PROBLEM DESCRIPTION => Take the data below and write out exactly the lines from the one with "Write the Bokeh code for this chart." through the one with "from bokeh.resources import INLINE"; omit every other line.

PROVIDED INFORMATION =>
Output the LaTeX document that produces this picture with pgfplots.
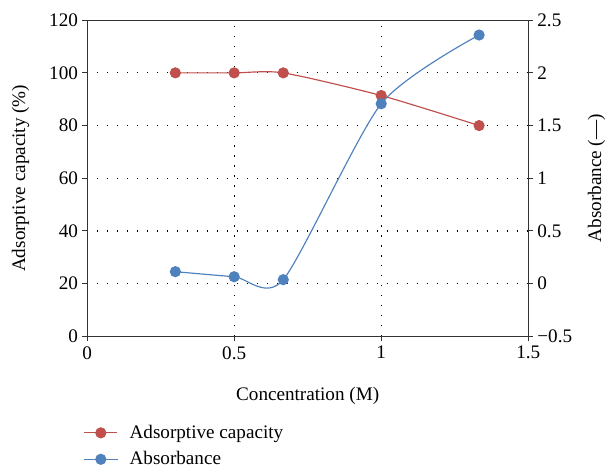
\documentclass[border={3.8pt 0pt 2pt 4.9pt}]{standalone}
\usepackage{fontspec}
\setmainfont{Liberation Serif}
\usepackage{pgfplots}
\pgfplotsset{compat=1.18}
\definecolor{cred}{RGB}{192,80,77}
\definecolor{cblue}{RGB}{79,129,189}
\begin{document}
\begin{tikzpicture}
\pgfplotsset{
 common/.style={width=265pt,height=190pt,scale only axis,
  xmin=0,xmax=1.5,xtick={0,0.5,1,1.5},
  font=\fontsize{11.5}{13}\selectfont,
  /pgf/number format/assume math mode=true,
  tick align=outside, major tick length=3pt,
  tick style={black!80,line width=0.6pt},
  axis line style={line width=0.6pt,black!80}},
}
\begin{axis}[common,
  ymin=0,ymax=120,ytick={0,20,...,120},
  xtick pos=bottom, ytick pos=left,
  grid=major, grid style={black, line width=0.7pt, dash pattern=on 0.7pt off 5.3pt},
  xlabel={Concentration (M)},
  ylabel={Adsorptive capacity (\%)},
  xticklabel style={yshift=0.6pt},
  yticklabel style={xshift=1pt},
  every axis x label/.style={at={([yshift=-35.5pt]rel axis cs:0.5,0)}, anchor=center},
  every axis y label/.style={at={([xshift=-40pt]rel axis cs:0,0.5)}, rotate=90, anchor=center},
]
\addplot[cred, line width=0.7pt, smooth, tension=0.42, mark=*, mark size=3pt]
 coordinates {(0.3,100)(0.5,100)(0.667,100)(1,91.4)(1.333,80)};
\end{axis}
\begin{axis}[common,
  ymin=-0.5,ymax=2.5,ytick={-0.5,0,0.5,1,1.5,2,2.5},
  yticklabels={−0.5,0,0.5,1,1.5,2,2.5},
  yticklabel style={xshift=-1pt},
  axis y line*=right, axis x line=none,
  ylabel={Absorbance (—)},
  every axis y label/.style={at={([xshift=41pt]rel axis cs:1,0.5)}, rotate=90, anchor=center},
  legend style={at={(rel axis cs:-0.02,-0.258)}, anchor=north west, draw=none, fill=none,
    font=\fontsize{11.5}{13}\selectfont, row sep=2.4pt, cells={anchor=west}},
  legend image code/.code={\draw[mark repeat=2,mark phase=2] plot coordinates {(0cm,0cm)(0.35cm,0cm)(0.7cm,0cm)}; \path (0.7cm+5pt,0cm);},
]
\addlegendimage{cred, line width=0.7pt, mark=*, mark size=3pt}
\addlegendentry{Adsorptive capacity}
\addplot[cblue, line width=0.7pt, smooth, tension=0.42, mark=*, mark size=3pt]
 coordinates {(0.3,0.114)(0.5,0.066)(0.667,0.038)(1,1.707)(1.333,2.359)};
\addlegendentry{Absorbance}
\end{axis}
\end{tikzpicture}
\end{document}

==

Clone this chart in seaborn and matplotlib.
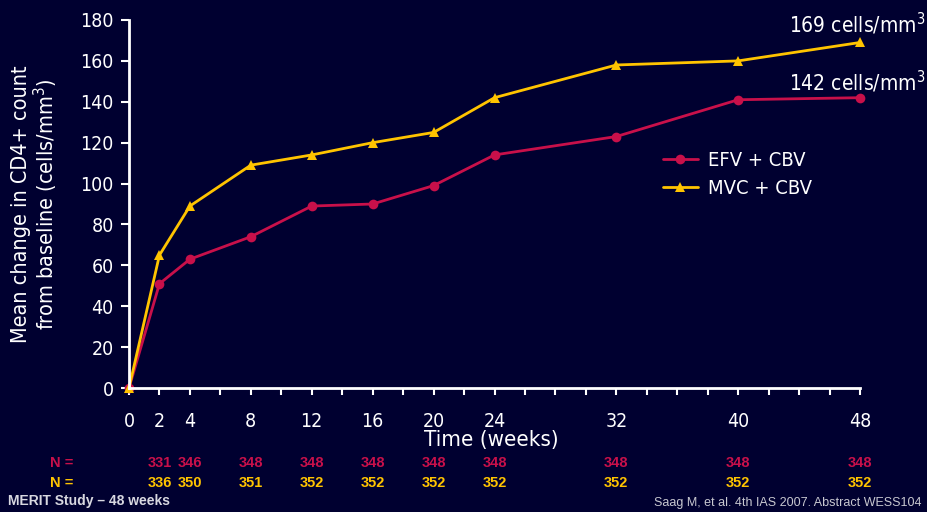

==

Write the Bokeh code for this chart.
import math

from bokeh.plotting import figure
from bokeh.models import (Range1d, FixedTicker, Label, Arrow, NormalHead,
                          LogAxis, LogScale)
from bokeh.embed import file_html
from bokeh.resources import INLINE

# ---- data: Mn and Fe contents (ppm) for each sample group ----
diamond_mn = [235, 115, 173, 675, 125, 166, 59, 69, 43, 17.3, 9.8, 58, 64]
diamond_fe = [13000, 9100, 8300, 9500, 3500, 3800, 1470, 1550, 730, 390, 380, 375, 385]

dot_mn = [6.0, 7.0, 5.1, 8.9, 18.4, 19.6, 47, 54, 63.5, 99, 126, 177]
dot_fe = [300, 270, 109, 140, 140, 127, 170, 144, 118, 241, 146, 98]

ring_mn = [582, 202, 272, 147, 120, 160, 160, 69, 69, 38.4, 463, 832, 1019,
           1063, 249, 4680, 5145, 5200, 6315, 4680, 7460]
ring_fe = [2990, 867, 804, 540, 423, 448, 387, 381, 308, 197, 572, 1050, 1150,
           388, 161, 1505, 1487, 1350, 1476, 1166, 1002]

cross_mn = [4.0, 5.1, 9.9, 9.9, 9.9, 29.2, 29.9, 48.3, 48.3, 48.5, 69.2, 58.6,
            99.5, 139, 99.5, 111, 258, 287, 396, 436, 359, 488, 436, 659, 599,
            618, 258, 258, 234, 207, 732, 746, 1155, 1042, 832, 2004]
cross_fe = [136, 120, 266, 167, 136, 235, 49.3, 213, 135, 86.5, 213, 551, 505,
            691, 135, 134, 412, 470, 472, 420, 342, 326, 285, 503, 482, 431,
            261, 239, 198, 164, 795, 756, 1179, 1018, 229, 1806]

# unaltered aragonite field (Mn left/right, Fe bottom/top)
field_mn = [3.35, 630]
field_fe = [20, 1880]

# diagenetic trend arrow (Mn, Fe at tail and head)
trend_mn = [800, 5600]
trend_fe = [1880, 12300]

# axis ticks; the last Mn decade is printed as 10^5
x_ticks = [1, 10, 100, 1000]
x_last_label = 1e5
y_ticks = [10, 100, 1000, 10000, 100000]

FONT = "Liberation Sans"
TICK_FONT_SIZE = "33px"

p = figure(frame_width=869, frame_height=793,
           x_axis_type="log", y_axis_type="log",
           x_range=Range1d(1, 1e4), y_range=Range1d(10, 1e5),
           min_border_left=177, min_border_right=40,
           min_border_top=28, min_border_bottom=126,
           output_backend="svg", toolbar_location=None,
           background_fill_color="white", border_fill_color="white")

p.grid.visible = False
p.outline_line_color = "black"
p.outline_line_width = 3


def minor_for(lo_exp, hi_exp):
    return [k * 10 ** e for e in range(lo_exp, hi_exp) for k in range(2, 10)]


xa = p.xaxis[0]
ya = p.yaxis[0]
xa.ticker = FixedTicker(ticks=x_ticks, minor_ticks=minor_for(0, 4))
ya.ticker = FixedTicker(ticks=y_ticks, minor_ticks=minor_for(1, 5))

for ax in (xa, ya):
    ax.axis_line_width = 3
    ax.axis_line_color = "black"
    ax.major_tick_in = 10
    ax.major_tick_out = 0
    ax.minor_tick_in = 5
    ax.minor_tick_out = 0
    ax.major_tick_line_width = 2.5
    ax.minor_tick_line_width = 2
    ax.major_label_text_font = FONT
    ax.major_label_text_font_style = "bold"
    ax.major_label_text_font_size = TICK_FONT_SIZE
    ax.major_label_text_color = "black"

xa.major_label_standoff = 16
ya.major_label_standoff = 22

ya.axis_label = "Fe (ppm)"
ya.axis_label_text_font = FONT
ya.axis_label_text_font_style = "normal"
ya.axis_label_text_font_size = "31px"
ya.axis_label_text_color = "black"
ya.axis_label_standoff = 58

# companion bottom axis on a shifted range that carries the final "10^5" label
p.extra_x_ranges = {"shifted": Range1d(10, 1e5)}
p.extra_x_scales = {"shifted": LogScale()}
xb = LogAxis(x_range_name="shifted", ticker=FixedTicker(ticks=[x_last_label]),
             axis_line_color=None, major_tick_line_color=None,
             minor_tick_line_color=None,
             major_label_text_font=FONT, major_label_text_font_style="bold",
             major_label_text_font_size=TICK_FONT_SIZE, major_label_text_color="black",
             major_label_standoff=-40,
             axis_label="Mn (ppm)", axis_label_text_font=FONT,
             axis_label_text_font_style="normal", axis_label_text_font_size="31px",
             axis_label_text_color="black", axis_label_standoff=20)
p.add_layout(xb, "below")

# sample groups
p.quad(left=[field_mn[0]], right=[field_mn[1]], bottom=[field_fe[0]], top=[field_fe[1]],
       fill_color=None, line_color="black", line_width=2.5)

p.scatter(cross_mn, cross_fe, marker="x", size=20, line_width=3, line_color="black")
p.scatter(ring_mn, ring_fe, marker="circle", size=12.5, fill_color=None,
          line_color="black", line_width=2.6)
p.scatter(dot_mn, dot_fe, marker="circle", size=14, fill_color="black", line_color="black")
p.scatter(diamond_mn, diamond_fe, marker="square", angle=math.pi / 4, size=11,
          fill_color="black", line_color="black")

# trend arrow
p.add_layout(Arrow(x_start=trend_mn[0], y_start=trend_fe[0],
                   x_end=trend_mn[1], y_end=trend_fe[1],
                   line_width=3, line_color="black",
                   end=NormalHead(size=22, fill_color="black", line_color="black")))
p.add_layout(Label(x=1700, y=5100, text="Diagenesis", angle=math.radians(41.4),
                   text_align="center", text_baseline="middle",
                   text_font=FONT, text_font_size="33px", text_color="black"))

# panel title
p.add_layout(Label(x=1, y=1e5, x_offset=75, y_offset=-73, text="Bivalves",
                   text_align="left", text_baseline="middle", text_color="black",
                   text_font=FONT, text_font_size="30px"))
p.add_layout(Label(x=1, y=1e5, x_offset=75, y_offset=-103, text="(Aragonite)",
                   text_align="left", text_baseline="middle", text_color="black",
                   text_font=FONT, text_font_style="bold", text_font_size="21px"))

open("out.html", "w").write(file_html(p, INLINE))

RESPONSE TO THIS TASK =>
Write the Bokeh code for this chart.
import math

from bokeh.plotting import figure
from bokeh.models import (Range1d, FixedTicker, Label, Arrow, NormalHead,
                          LogAxis, LogScale)
from bokeh.embed import file_html
from bokeh.resources import INLINE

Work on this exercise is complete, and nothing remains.